→ **What is needed**:
Extract every line below that contains the word "with".

→ **Provided data**:
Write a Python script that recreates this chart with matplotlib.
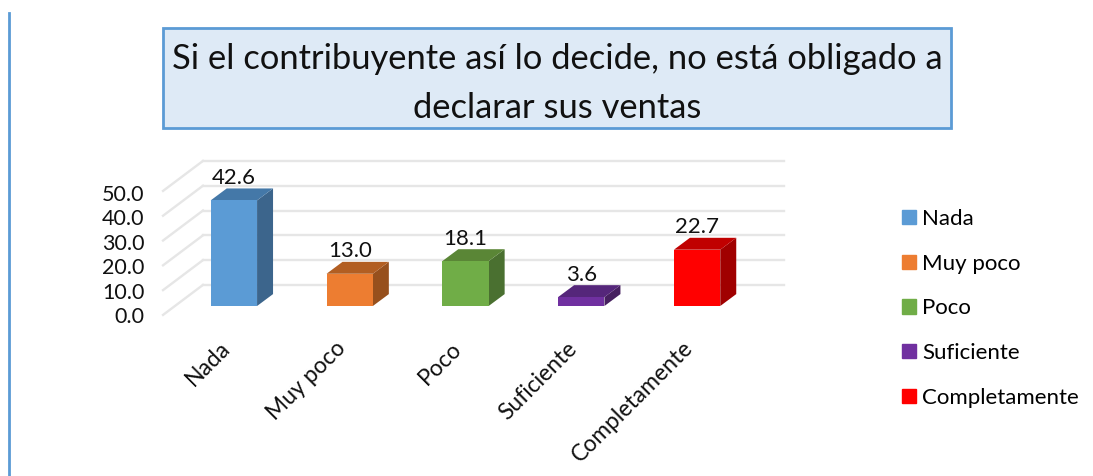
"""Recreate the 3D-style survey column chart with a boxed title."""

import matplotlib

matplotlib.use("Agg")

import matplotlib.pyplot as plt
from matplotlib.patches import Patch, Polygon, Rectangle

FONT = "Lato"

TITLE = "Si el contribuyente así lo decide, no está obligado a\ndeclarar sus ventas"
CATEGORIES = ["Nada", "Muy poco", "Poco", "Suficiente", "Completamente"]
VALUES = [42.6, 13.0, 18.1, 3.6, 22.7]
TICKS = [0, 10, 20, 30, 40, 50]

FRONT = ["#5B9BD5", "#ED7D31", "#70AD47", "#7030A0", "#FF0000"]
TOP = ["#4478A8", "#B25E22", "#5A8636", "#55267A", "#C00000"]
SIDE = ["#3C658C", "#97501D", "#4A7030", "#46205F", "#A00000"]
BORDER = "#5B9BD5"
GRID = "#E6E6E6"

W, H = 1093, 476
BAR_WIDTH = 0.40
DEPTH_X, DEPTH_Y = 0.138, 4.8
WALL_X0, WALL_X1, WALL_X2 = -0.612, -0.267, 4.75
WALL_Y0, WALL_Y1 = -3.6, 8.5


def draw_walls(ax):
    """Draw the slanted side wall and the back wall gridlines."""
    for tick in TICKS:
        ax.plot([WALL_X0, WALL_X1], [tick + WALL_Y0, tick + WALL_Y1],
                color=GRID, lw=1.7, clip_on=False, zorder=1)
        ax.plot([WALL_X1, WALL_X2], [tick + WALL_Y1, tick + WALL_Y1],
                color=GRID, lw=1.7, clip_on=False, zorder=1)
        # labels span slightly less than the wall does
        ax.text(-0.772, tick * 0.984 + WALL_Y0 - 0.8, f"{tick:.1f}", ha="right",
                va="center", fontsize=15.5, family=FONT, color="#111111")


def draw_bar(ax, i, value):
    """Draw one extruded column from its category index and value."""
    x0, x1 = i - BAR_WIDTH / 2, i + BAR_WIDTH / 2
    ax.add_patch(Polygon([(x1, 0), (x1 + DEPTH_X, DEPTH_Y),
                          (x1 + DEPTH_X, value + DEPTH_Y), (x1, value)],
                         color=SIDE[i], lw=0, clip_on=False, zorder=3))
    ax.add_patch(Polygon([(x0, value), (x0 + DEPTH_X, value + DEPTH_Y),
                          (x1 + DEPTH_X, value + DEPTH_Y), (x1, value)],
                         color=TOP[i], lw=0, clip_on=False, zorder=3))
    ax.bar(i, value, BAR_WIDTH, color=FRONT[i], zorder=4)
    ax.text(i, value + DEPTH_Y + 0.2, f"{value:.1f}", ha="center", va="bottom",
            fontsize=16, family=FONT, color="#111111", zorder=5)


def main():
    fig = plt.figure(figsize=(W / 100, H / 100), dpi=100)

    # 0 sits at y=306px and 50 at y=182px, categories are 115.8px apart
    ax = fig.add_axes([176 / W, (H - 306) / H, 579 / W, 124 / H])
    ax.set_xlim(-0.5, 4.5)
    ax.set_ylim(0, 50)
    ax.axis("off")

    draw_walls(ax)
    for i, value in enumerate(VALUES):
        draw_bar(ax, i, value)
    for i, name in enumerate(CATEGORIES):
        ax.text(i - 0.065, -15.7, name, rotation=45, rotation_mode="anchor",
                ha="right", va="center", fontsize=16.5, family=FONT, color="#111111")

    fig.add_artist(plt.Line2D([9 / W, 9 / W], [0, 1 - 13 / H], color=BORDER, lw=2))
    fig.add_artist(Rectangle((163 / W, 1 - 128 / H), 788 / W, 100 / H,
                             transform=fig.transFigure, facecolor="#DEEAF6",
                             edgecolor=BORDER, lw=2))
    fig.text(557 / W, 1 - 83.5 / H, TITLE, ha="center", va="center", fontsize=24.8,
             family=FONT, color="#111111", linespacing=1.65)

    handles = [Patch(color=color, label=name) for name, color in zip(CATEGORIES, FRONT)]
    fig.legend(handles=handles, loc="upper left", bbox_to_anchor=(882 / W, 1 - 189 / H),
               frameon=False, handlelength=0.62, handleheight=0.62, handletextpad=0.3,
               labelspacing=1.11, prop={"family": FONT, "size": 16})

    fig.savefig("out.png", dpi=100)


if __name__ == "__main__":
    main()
--
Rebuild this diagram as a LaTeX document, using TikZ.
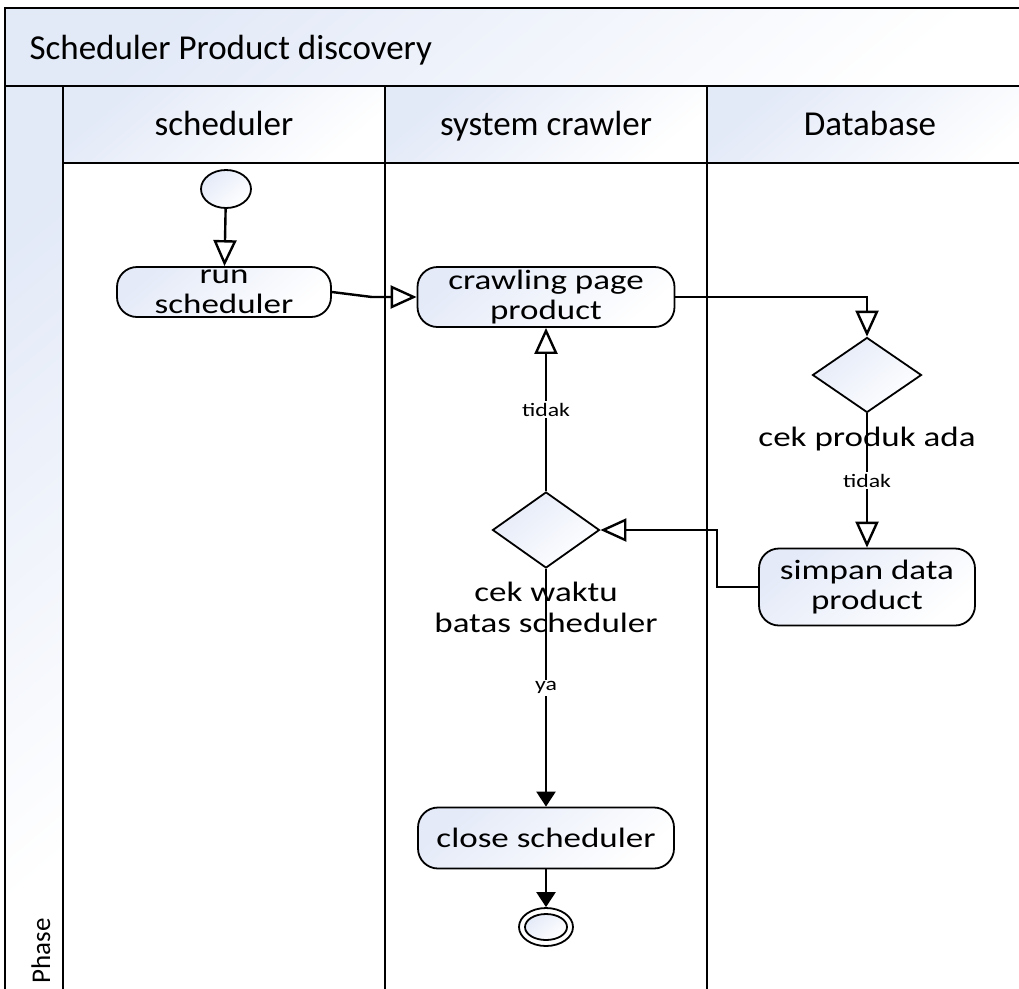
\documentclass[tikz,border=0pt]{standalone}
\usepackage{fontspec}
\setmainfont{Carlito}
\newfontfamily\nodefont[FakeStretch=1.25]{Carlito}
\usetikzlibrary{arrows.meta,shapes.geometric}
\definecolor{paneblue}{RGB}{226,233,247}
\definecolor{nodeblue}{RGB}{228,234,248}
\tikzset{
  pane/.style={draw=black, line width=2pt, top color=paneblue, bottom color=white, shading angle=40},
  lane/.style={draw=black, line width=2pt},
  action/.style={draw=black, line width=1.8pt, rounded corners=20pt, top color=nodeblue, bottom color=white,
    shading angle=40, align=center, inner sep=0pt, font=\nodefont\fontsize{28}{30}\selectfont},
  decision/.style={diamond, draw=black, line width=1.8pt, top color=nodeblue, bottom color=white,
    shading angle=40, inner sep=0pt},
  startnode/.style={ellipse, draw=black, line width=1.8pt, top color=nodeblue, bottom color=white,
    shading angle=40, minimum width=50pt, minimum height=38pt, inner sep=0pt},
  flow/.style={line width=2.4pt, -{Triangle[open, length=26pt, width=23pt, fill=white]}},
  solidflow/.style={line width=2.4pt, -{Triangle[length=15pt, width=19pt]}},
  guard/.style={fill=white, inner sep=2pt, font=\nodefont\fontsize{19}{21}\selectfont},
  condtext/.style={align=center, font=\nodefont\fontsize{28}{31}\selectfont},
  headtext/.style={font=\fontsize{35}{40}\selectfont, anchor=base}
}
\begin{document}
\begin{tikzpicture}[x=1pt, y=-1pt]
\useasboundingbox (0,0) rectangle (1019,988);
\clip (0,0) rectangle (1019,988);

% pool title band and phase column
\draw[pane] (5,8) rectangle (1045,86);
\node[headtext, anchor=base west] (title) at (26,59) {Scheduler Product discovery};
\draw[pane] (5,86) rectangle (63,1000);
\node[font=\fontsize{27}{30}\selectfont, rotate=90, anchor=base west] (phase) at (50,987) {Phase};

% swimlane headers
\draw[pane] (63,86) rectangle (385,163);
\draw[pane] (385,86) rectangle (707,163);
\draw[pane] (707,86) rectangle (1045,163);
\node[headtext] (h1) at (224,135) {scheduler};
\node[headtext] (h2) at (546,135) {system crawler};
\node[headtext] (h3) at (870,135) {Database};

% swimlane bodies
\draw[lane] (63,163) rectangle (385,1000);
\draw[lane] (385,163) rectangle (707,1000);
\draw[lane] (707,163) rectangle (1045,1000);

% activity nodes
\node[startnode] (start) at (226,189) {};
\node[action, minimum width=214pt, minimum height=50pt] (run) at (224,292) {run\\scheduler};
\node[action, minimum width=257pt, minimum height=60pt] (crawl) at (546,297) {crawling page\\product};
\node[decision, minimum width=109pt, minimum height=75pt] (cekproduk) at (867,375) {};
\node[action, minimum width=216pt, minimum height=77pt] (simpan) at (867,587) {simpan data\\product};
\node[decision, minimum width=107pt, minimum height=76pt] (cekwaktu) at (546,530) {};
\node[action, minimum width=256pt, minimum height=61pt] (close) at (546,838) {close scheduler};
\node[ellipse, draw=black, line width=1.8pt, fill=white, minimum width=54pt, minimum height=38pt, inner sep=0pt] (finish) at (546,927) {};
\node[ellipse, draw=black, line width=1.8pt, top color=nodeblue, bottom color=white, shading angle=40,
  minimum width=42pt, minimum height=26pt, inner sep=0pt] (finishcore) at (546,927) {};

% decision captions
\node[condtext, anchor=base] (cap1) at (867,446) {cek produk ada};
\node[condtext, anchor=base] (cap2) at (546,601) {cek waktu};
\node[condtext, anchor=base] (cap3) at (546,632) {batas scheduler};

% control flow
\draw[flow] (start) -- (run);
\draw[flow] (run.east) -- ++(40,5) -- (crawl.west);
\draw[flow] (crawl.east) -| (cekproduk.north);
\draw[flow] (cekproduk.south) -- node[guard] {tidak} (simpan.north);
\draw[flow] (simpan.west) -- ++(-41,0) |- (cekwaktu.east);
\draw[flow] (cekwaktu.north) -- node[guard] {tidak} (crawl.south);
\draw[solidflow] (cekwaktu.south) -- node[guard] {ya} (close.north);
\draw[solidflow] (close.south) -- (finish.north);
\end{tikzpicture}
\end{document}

→ **Answer to this task**:
Write a Python script that recreates this chart with matplotlib.
"""Recreate the 3D-style survey column chart with a boxed title."""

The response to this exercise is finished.